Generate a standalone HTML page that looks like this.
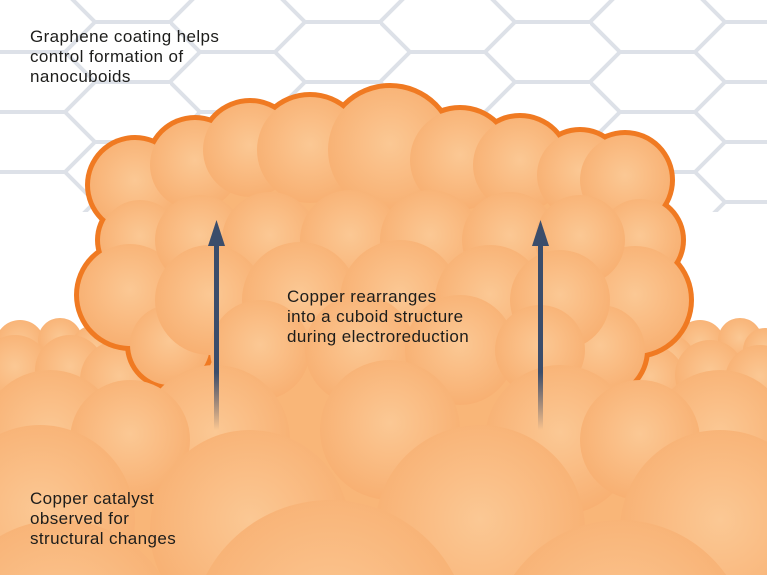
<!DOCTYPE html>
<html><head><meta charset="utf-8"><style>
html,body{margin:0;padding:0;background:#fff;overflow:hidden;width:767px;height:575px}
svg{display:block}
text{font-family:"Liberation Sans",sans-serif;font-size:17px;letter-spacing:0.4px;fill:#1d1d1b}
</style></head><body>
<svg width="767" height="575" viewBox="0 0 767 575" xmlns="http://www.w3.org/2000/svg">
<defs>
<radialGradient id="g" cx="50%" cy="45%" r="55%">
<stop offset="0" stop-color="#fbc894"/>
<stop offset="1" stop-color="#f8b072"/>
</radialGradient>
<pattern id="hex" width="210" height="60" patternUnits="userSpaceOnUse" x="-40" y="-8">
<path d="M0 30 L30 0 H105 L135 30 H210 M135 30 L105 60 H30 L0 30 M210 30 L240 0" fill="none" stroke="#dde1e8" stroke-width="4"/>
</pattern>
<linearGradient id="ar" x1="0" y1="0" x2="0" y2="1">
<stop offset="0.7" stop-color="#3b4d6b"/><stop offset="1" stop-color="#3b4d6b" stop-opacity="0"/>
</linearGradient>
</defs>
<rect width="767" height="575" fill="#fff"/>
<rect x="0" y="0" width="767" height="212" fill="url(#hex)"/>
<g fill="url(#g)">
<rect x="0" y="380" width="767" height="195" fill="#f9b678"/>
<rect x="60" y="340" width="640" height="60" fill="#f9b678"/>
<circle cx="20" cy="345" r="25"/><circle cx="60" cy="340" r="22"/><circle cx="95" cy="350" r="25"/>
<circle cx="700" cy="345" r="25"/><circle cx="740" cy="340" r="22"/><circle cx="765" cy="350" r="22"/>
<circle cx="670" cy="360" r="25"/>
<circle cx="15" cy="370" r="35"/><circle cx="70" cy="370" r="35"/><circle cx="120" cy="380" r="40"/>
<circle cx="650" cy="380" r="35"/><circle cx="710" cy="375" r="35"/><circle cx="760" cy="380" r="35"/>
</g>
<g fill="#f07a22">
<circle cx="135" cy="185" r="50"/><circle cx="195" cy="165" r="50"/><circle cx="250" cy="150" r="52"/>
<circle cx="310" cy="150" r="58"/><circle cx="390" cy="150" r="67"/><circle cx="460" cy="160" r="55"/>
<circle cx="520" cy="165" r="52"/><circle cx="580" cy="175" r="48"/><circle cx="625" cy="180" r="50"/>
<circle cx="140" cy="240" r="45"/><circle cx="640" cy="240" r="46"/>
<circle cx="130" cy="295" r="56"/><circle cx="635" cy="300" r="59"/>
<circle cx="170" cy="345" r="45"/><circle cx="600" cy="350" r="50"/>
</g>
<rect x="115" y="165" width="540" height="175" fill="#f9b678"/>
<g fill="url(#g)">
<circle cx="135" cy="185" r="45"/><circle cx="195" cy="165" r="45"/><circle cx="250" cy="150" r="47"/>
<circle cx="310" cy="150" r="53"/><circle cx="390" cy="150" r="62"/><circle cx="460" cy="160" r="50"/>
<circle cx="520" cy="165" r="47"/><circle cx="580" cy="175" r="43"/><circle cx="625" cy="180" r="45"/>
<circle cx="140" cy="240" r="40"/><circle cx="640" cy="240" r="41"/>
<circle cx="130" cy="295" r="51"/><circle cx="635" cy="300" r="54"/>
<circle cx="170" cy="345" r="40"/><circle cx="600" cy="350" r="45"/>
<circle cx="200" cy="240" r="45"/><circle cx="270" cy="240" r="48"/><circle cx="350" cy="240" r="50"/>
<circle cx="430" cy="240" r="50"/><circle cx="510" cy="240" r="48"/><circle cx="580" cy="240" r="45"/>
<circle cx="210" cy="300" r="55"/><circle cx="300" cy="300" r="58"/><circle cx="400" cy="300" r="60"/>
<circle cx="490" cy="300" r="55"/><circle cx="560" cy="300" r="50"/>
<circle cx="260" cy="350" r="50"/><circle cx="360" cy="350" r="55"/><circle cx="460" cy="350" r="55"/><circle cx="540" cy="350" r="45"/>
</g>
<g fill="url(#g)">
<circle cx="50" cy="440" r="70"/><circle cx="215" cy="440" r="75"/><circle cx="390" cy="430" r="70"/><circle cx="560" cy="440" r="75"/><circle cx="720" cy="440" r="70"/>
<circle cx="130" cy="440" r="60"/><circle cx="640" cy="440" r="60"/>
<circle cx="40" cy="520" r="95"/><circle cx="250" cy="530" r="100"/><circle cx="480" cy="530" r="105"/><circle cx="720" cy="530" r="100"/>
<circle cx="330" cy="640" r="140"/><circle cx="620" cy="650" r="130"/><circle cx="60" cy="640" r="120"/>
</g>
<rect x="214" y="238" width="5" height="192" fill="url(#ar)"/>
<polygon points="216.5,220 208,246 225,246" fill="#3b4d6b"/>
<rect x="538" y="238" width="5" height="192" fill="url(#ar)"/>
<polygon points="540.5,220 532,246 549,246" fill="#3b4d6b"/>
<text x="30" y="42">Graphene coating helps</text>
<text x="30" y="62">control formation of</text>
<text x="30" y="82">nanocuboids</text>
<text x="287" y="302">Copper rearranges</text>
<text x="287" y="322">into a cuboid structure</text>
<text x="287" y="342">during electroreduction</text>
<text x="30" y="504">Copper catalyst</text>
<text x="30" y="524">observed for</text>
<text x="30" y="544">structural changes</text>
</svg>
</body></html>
——
- [Stated problem]: Without including any pictures, print all of the material exactly as given.

- [Reply to the exercise]:
Generate a standalone HTML page that looks like this.
<!DOCTYPE html>
<html><head><meta charset="utf-8"><style>
html,body{margin:0;padding:0;background:#fff;overflow:hidden;width:767px;height:575px}
svg{display:block}
text{font-family:"Liberation Sans",sans-serif;font-size:17px;letter-spacing:0.4px;fill:#1d1d1b}
</style></head><body>
<svg width="767" height="575" viewBox="0 0 767 575" xmlns="http://www.w3.org/2000/svg">
<defs>
<radialGradient id="g" cx="50%" cy="45%" r="55%">
<stop offset="0" stop-color="#fbc894"/>
<stop offset="1" stop-color="#f8b072"/>
</radialGradient>
<pattern id="hex" width="210" height="60" patternUnits="userSpaceOnUse" x="-40" y="-8">
<path d="M0 30 L30 0 H105 L135 30 H210 M135 30 L105 60 H30 L0 30 M210 30 L240 0" fill="none" stroke="#dde1e8" stroke-width="4"/>
</pattern>
<linearGradient id="ar" x1="0" y1="0" x2="0" y2="1">
<stop offset="0.7" stop-color="#3b4d6b"/><stop offset="1" stop-color="#3b4d6b" stop-opacity="0"/>
</linearGradient>
</defs>
<rect width="767" height="575" fill="#fff"/>
<rect x="0" y="0" width="767" height="212" fill="url(#hex)"/>
<g fill="url(#g)">
<rect x="0" y="380" width="767" height="195" fill="#f9b678"/>
<rect x="60" y="340" width="640" height="60" fill="#f9b678"/>
<circle cx="20" cy="345" r="25"/><circle cx="60" cy="340" r="22"/><circle cx="95" cy="350" r="25"/>
<circle cx="700" cy="345" r="25"/><circle cx="740" cy="340" r="22"/><circle cx="765" cy="350" r="22"/>
<circle cx="670" cy="360" r="25"/>
<circle cx="15" cy="370" r="35"/><circle cx="70" cy="370" r="35"/><circle cx="120" cy="380" r="40"/>
<circle cx="650" cy="380" r="35"/><circle cx="710" cy="375" r="35"/><circle cx="760" cy="380" r="35"/>
</g>
<g fill="#f07a22">
<circle cx="135" cy="185" r="50"/><circle cx="195" cy="165" r="50"/><circle cx="250" cy="150" r="52"/>
<circle cx="310" cy="150" r="58"/><circle cx="390" cy="150" r="67"/><circle cx="460" cy="160" r="55"/>
<circle cx="520" cy="165" r="52"/><circle cx="580" cy="175" r="48"/><circle cx="625" cy="180" r="50"/>
<circle cx="140" cy="240" r="45"/><circle cx="640" cy="240" r="46"/>
<circle cx="130" cy="295" r="56"/><circle cx="635" cy="300" r="59"/>
<circle cx="170" cy="345" r="45"/><circle cx="600" cy="350" r="50"/>
</g>
<rect x="115" y="165" width="540" height="175" fill="#f9b678"/>
<g fill="url(#g)">
<circle cx="135" cy="185" r="45"/><circle cx="195" cy="165" r="45"/><circle cx="250" cy="150" r="47"/>
<circle cx="310" cy="150" r="53"/><circle cx="390" cy="150" r="62"/><circle cx="460" cy="160" r="50"/>
<circle cx="520" cy="165" r="47"/><circle cx="580" cy="175" r="43"/><circle cx="625" cy="180" r="45"/>
<circle cx="140" cy="240" r="40"/><circle cx="640" cy="240" r="41"/>
<circle cx="130" cy="295" r="51"/><circle cx="635" cy="300" r="54"/>
<circle cx="170" cy="345" r="40"/><circle cx="600" cy="350" r="45"/>
<circle cx="200" cy="240" r="45"/><circle cx="270" cy="240" r="48"/><circle cx="350" cy="240" r="50"/>
<circle cx="430" cy="240" r="50"/><circle cx="510" cy="240" r="48"/><circle cx="580" cy="240" r="45"/>
<circle cx="210" cy="300" r="55"/><circle cx="300" cy="300" r="58"/><circle cx="400" cy="300" r="60"/>
<circle cx="490" cy="300" r="55"/><circle cx="560" cy="300" r="50"/>
<circle cx="260" cy="350" r="50"/><circle cx="360" cy="350" r="55"/><circle cx="460" cy="350" r="55"/><circle cx="540" cy="350" r="45"/>
</g>
<g fill="url(#g)">
<circle cx="50" cy="440" r="70"/><circle cx="215" cy="440" r="75"/><circle cx="390" cy="430" r="70"/><circle cx="560" cy="440" r="75"/><circle cx="720" cy="440" r="70"/>
<circle cx="130" cy="440" r="60"/><circle cx="640" cy="440" r="60"/>
<circle cx="40" cy="520" r="95"/><circle cx="250" cy="530" r="100"/><circle cx="480" cy="530" r="105"/><circle cx="720" cy="530" r="100"/>
<circle cx="330" cy="640" r="140"/><circle cx="620" cy="650" r="130"/><circle cx="60" cy="640" r="120"/>
</g>
<rect x="214" y="238" width="5" height="192" fill="url(#ar)"/>
<polygon points="216.5,220 208,246 225,246" fill="#3b4d6b"/>
<rect x="538" y="238" width="5" height="192" fill="url(#ar)"/>
<polygon points="540.5,220 532,246 549,246" fill="#3b4d6b"/>
<text x="30" y="42">Graphene coating helps</text>
<text x="30" y="62">control formation of</text>
<text x="30" y="82">nanocuboids</text>
<text x="287" y="302">Copper rearranges</text>
<text x="287" y="322">into a cuboid structure</text>
<text x="287" y="342">during electroreduction</text>
<text x="30" y="504">Copper catalyst</text>
<text x="30" y="524">observed for</text>
<text x="30" y="544">structural changes</text>
</svg>
</body></html>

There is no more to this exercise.